Dışişleri Bakanlığı Sözcüsü Seyyid Abbas Musevi da Amerika’nın İran işleri özel temsilcisi Brian Hook’un son saçmalıklarına twitter hesabında gösterdiği tepkide, büyük İran milleti Amerika terör devletinin azami baskı politikasına karşı azami direniş sergilediğini ve bu baskıyı çelik iradesi ve iç imkanları ile kıracağını vurguladı.

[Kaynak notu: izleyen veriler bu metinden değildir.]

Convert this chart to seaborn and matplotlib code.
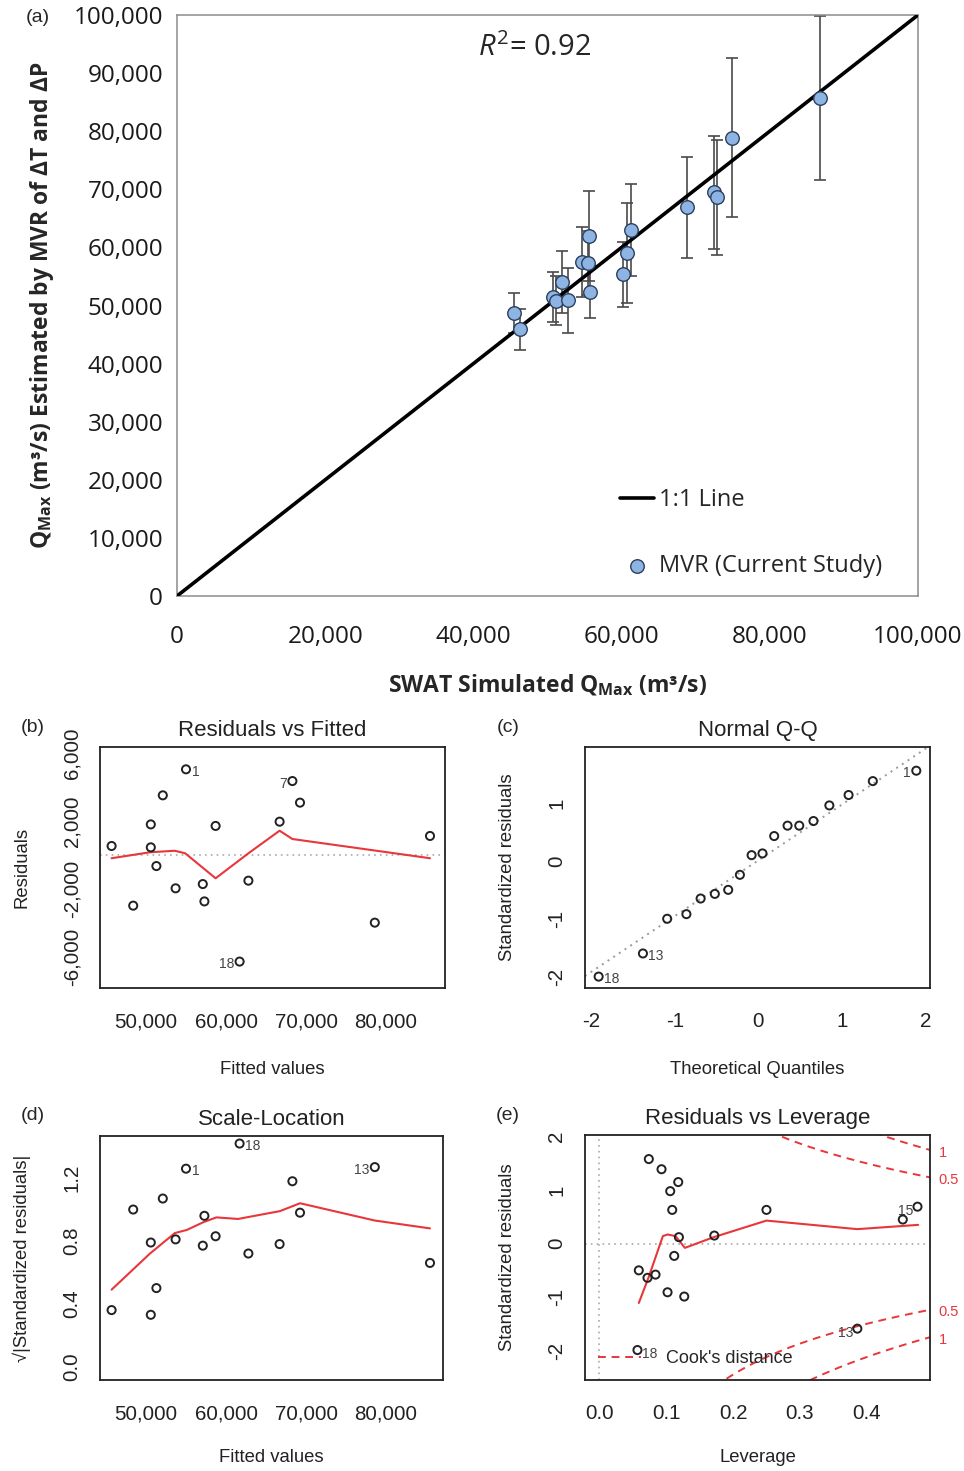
import numpy as np
import pandas as pd
import matplotlib
matplotlib.use("Agg")
import matplotlib.pyplot as plt
import seaborn as sns
from matplotlib.lines import Line2D
from matplotlib.ticker import FuncFormatter

# ---------------- (a) MVR estimate vs SWAT simulated peak discharge ----------------
swat_qmax = [45500, 46300, 50800, 51100, 52000, 52700, 54700, 55600, 55500,
             55700, 60200, 60700, 61300, 68800, 72500, 72900, 74900, 86800]
mvr_qmax = [48700, 45900, 51500, 50800, 54000, 50900, 57500, 62000, 57300,
            52300, 55400, 59100, 63000, 66900, 69500, 68600, 78900, 85700]
mvr_err = [3500, 3500, 4300, 4200, 5300, 5600, 6000, 7700, 5500,
           4500, 5600, 8600, 7900, 8700, 9700, 9900, 13700, 14100]
one_to_one = [0, 100000]
r_squared = 0.92

# ---------------- (b) residuals vs fitted ----------------
fitted = [45700, 48400, 50600, 50600, 51300, 52100, 53700, 55000, 57100,
          57300, 58700, 61700, 62800, 66700, 68300, 69250, 78600, 85500]
residuals = [530, -2980, 1800, 450, -650, 3510, -1960, 5040, -1710,
             -2730, 1710, -6270, -1510, 1960, 4350, 3080, -3980, 1120]
rvf_smooth_x = [45700, 50500, 53600, 54900, 58700, 62800, 66700, 68300, 85500]
rvf_smooth_y = [-190, 160, 250, 100, -1370, 100, 1430, 940, -190]
rvf_label_idx = [7, 14, 11]
rvf_label_txt = ["1", "7", "18"]

# ---------------- (c) normal Q-Q ----------------
theo_quant = [-1.91, -1.38, -1.09, -0.86, -0.69, -0.52, -0.36, -0.22, -0.08,
              0.05, 0.19, 0.35, 0.49, 0.66, 0.85, 1.08, 1.37, 1.89]
std_sorted = [-2.00, -1.60, -1.00, -0.92, -0.65, -0.57, -0.50, -0.24, 0.10,
              0.13, 0.43, 0.61, 0.61, 0.69, 0.96, 1.14, 1.38, 1.56]
qq_intercept = 0.01
qq_slope = 0.965
qq_label_idx = [0, 1, 17]
qq_label_txt = ["18", "13", "1"]

# ---------------- (d) scale-location ----------------
sqrt_abs_std = [0.36, 1.00, 0.79, 0.33, 0.50, 1.07, 0.81, 1.26, 0.77,
                0.96, 0.83, 1.42, 0.72, 0.78, 1.18, 0.98, 1.27, 0.66]
sl_smooth_x = [45700, 50500, 53600, 55100, 57200, 58800, 61500, 66750, 69250, 78600, 85500]
sl_smooth_y = [0.49, 0.72, 0.85, 0.87, 0.92, 0.95, 0.94, 0.99, 1.04, 0.93, 0.88]
sl_label_idx = [7, 11, 16]
sl_label_txt = ["1", "18", "13"]

# ---------------- (e) residuals vs leverage ----------------
leverage = [0.074, 0.093, 0.118, 0.106, 0.109, 0.119, 0.172, 0.250, 0.454,
            0.476, 0.112, 0.059, 0.072, 0.084, 0.102, 0.127, 0.386, 0.057]
std_resid = [1.58, 1.39, 1.15, 0.98, 0.63, 0.12, 0.15, 0.63, 0.45,
             0.69, -0.23, -0.50, -0.64, -0.58, -0.91, -0.99, -1.59, -1.99]
lev_smooth_x = [0.059, 0.074, 0.095, 0.102, 0.114, 0.128, 0.171, 0.250, 0.386, 0.477]
lev_smooth_y = [-1.11, -0.62, 0.14, 0.17, 0.14, -0.08, 0.12, 0.43, 0.27, 0.35]
lev_label_idx = [9, 16, 17]
lev_label_txt = ["15", "13", "18"]
n_params = 3
cook_levels = [0.5, 1]

# ---------------- styling ----------------
sns.set_style("white")
plt.rcParams["font.family"] = ["Liberation Sans", "DejaVu Sans"]
plt.rcParams["mathtext.fontset"] = "custom"
plt.rcParams["mathtext.rm"] = "Open Sans"
plt.rcParams["mathtext.it"] = "Open Sans:italic"
plt.rcParams["mathtext.bf"] = "Open Sans:bold"

W, H = 964, 1471
fig = plt.figure(figsize=(W / 100, H / 100), dpi=100)


def rect(l, t, r, b):
    return [l / W, 1 - b / H, (r - l) / W, (b - t) / H]


XL_FONT = ["Open Sans", "DejaVu Sans"]
R_FONT = ["Liberation Sans", "DejaVu Sans"]
RED = "#e8363a"
INK = "#222222"
comma = FuncFormatter(lambda v, p: f"{v:,.0f}")

# ---------------- panel (a) ----------------
ax = fig.add_axes(rect(177, 15, 918, 596))
ax.errorbar(swat_qmax, mvr_qmax, yerr=mvr_err, fmt="none", ecolor="#4a4a4a",
            elinewidth=1.2, capsize=4, capthick=1.2, zorder=2)
sns.lineplot(x=one_to_one, y=one_to_one, color="black", linewidth=2.6,
             label="1:1 Line", ax=ax, zorder=3)
sns.scatterplot(x=swat_qmax, y=mvr_qmax, s=95, color="#8eb4e3",
                edgecolor="#2b3f5c", linewidth=1.0, label="MVR (Current Study)",
                ax=ax, zorder=4)
ax.set_xlim(0, 100000)
ax.set_ylim(0, 100000)
ax.set_xticks(np.arange(0, 100001, 20000))
ax.set_yticks(np.arange(0, 100001, 10000))
ax.xaxis.set_major_formatter(comma)
ax.yaxis.set_major_formatter(comma)
for sp in ax.spines.values():
    sp.set_color("#8c8c8c")
    sp.set_linewidth(1.1)
ax.tick_params(axis="both", direction="out", length=5, width=1, color="#8c8c8c",
               labelsize=17.5, labelcolor="#1a1a1a")
ax.tick_params(axis="x", pad=16)
ax.tick_params(axis="y", pad=5)
for lab in ax.get_xticklabels() + ax.get_yticklabels():
    lab.set_family(XL_FONT)
ax.set_xlabel(r"SWAT Simulated $\mathbf{Q_{Max}}$ (m³/s)", fontsize=16.5,
              fontweight="bold", family=XL_FONT)
ax.xaxis.set_label_coords(0.5, -(685 - 596) / 581)
ax.xaxis.label.set_va("center")
ax.set_ylabel(r"$\mathbf{Q_{Max}}$ (m³/s) Estimated by MVR of ΔT and ΔP", fontsize=16.5,
              fontweight="bold", family=XL_FONT)
ax.yaxis.set_label_coords(-(177 - 42) / 741, 0.5)
ax.yaxis.label.set_va("center")
ax.text((535 - 177) / 741, (596 - 48) / 581, rf"$\mathit{{R}}^\mathit{{2}}$= {r_squared:.2f}",
        transform=ax.transAxes, ha="center", va="center", fontsize=21, family=XL_FONT)
leg = ax.legend(loc="upper left", bbox_to_anchor=((620 - 177) / 741, (596 - 488) / 581),
                frameon=False, handlelength=1.45, handletextpad=0.2,
                labelspacing=1.8, borderpad=0, borderaxespad=0,
                prop={"family": XL_FONT, "size": 17})
fig.text(38 / W, 1 - 18 / H, "(a)", fontsize=14, ha="center", va="center", family=R_FONT)


# ---------------- helpers for the diagnostic panels ----------------
def r_panel(ax, xlim, ylim, xticks, xticklabels, yticks, yticklabels, title, xlabel, ylabel,
            xlab_off, ylab_off):
    ax.set_xlim(*xlim)
    ax.set_ylim(*ylim)
    ax.set_xticks(xticks)
    ax.set_xticklabels(xticklabels, family=R_FONT)
    ax.set_yticks(yticks)
    ax.set_yticklabels(yticklabels, rotation=90, va="center", family=R_FONT)
    for sp in ax.spines.values():
        sp.set_color(INK)
        sp.set_linewidth(1.3)
    ax.tick_params(axis="both", direction="out", length=6.5, width=1.1, color=INK,
                   labelsize=14.8, labelcolor=INK, pad=7)
    ax.tick_params(axis="x", pad=11)
    ax.set_title(title, fontsize=16, pad=8, color=INK, family=R_FONT)
    ax.set_xlabel(xlabel, fontsize=13.3, color=INK, family=R_FONT)
    ax.set_ylabel(ylabel, fontsize=13.3, color=INK, family=R_FONT)
    ax.xaxis.set_label_coords(0.5, xlab_off)
    ax.xaxis.label.set_va("center")
    ax.yaxis.set_label_coords(ylab_off, 0.5)
    ax.yaxis.label.set_va("center")


def open_points(ax, x, y):
    sns.scatterplot(x=x, y=y, s=34, marker="o", color="black", ax=ax, zorder=4)
    pc = ax.collections[-1]
    pc.set_facecolor("none")
    pc.set_edgecolor(INK)
    pc.set_linewidth(1.4)


def smooth(ax, x, y):
    sns.lineplot(x=x, y=y, sort=False, estimator=None, color=RED, linewidth=1.5,
                 ax=ax, zorder=3)


def point_labels(ax, xs, ys, idx, txt, sides, dx, dy):
    for i, t, side in zip(idx, txt, sides):
        ax.annotate(t, (xs[i], ys[i]), xytext=(dx * side, dy), textcoords="offset points",
                    ha="left" if side > 0 else "right", va="center", fontsize=10,
                    color="#444444", family=R_FONT)


fitted_ticks = [50000, 60000, 70000, 80000]
fitted_labels = ["50,000", "60,000", "70,000", "80,000"]

# ---------------- panel (b) ----------------
ax = fig.add_axes(rect(100, 747, 445, 988))
ax.axhline(0, color="#aaaaaa", linestyle=(0, (1, 2.5)), linewidth=1.2, zorder=1)
smooth(ax, rvf_smooth_x, rvf_smooth_y)
open_points(ax, fitted, residuals)
point_labels(ax, fitted, residuals, rvf_label_idx, rvf_label_txt, [1, -1, -1], 4, -2)
r_panel(ax, (44250, 87375), (-7824, 6353), fitted_ticks, fitted_labels,
        np.arange(-6000, 6001, 2000), ["-6,000", "", "-2,000", "", "2,000", "", "6,000"],
        "Residuals vs Fitted", "Fitted values", "Residuals",
        -(1069 - 988) / 241, -(100 - 22) / 345)
fig.text(33 / W, 1 - 727 / H, "(b)", fontsize=14, ha="center", va="center", family=R_FONT)

# ---------------- panel (c) ----------------
ax = fig.add_axes(rect(585, 747, 930, 988))
ax.axline((0, qq_intercept), slope=qq_slope, color="#999999", linestyle=(0, (1, 2.5)),
          linewidth=1.4, zorder=1)
open_points(ax, theo_quant, std_sorted)
point_labels(ax, theo_quant, std_sorted, qq_label_idx, qq_label_txt, [1, 1, -1], 4, -2)
r_panel(ax, (-2.073, 2.054), (-2.197, 1.97), [-2, -1, 0, 1, 2], ["-2", "-1", "0", "1", "2"],
        [-2, -1, 0, 1], ["-2", "-1", "0", "1"],
        "Normal Q-Q", "Theoretical Quantiles", "Standardized residuals",
        -(1069 - 988) / 241, -(585 - 508) / 345)
fig.text(508 / W, 1 - 727 / H, "(c)", fontsize=14, ha="center", va="center", family=R_FONT)

# ---------------- panel (d) ----------------
ax = fig.add_axes(rect(100, 1136, 443, 1380))
smooth(ax, sl_smooth_x, sl_smooth_y)
open_points(ax, fitted, sqrt_abs_std)
point_labels(ax, fitted, sqrt_abs_std, sl_label_idx, sl_label_txt, [1, 1, -1], 4, -2)
r_panel(ax, (44250, 87125), (-0.085, 1.468), fitted_ticks, fitted_labels,
        np.round(np.arange(0, 1.41, 0.2), 1), ["0.0", "", "0.4", "", "0.8", "", "1.2", ""],
        "Scale-Location", "Fitted values", "√|Standardized residuals|",
        -(1458 - 1380) / 244, -(100 - 22) / 343)
fig.text(33 / W, 1 - 1115 / H, "(d)", fontsize=14, ha="center", va="center", family=R_FONT)

# ---------------- panel (e) ----------------
ax = fig.add_axes(rect(585, 1135, 930, 1380))
lev_xlim = (-0.0215, 0.4947)
ax.axhline(0, color="#aaaaaa", linestyle=(0, (1, 2.5)), linewidth=1.2, zorder=1)
ax.axvline(0, color="#aaaaaa", linestyle=(0, (1, 2.5)), linewidth=1.2, zorder=1)
hh = np.linspace(0.01, lev_xlim[1], 101)
for lvl in cook_levels:
    bound = np.sqrt(lvl * n_params * (1 - hh) / hh)
    for sgn in (1, -1):
        ax.plot(hh, sgn * bound, color=RED, linestyle=(0, (4, 3)), linewidth=1.4, zorder=2)
        yr = sgn * np.sqrt(lvl * n_params * (1 - lev_xlim[1]) / lev_xlim[1])
        ax.text(lev_xlim[1] + 0.013, yr - 0.05, f"{lvl:g}", color=RED, fontsize=10.5,
                ha="left", va="center", family=R_FONT, clip_on=False)
smooth(ax, lev_smooth_x, lev_smooth_y)
open_points(ax, leverage, std_resid)
point_labels(ax, leverage, std_resid, lev_label_idx, lev_label_txt, [-1, -1, 1], 3, -3)
r_panel(ax, lev_xlim, (-2.55, 2.03), [0.0, 0.1, 0.2, 0.3, 0.4],
        ["0.0", "0.1", "0.2", "0.3", "0.4"],
        [-2, -1, 0, 1, 2], ["-2", "-1", "0", "1", "2"],
        "Residuals vs Leverage", "Leverage", "Standardized residuals",
        -(1458 - 1380) / 245, -(585 - 508) / 345)
ax.legend(handles=[Line2D([], [], color=RED, linestyle=(0, (4, 3)), linewidth=1.4)],
          labels=["Cook's distance"], loc="lower left", frameon=False,
          handlelength=2.4, handletextpad=1.4, borderaxespad=0.3,
          prop={"family": R_FONT, "size": 13})
fig.text(508 / W, 1 - 1115 / H, "(e)", fontsize=14, ha="center", va="center", family=R_FONT)

fig.savefig("out.png", dpi=100)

Amerika terör devleti İran İslam Cumhuriyeti’ne baskılarını genişletmek için hattı sağlık alanında da terör estirmeye başladı. Bu bağlamda İran’ın tıp kurumu Başkanı Dr. Muhammed Rıza Zaferkandi geçen hafta BM Genel Sekreteri Antonio Guterres’e bir mektup yazarak İran tıp camiasının Amerika terör devletinin haksız yaptırımlarına karşı adalet talebine özel özen gösterilmesini istedi.

İran tıp kurumu Başkanı Zaferkandi BM Genel Sekreteri Antonio Guterres’e yazdığı mektupta, tıbbi hizmetlere ulaşma hakkı sağlık alanının en temel hakkı olduğunu belirterek şöyle dedi:

Amerika’nın yaptırımları İran’ın ilaç ve tıbbi malzemelere ulaşma imkanını kısıtlıyor. Bu durum insan hakları bildirgesinin ihlali ve tüm ahlaki ilkelere aykırıdır.

Dışişleri Bakanlığı Sözcüsü Seyyid Abbas Musevi’nin de açıkladığına göre, Amerika terör devleti son üç buçuk yılda tüm uluslararası yükümlülüklerini çiğneme ve uluslararası hukuk ve yasalara zarar vermeye başladı.

Verilere göre Amerika terör devleti 1960’lı yıllardan bu yana Batı Asya, Avrupa ve latin Amerika bölgesinde en az sekiz eli kanlı terör örgütünü destekledi. Bu örgütlerden biri son kırk yılda İran’da 17 bin vatandaşı ve yetkiliyi katleden münafıklar terör örgütüdür.

Amerika terör devleti kurulduğu günün üzerinden geçen kısa tarihinde 135 büyük savaşı alevlendirdi ve 243 yıllık mazisinde sadece 16 yıl savaş ve katliam yapmadı, konvansiyonel olan veya olmayan silahları kullanmadı.

Tüm bu gerçeklerden hareketle Dışişleri Bakanlığı Sözcüsü Musevi Amerika terör devleti bu kara karnesiyle asla başka ülkelerin hakkında yargıda bulunacak konumda olmadığını ve ilk önce kendi kara karnesini ve mazisini düşünmesi gerektiğini vurguladı.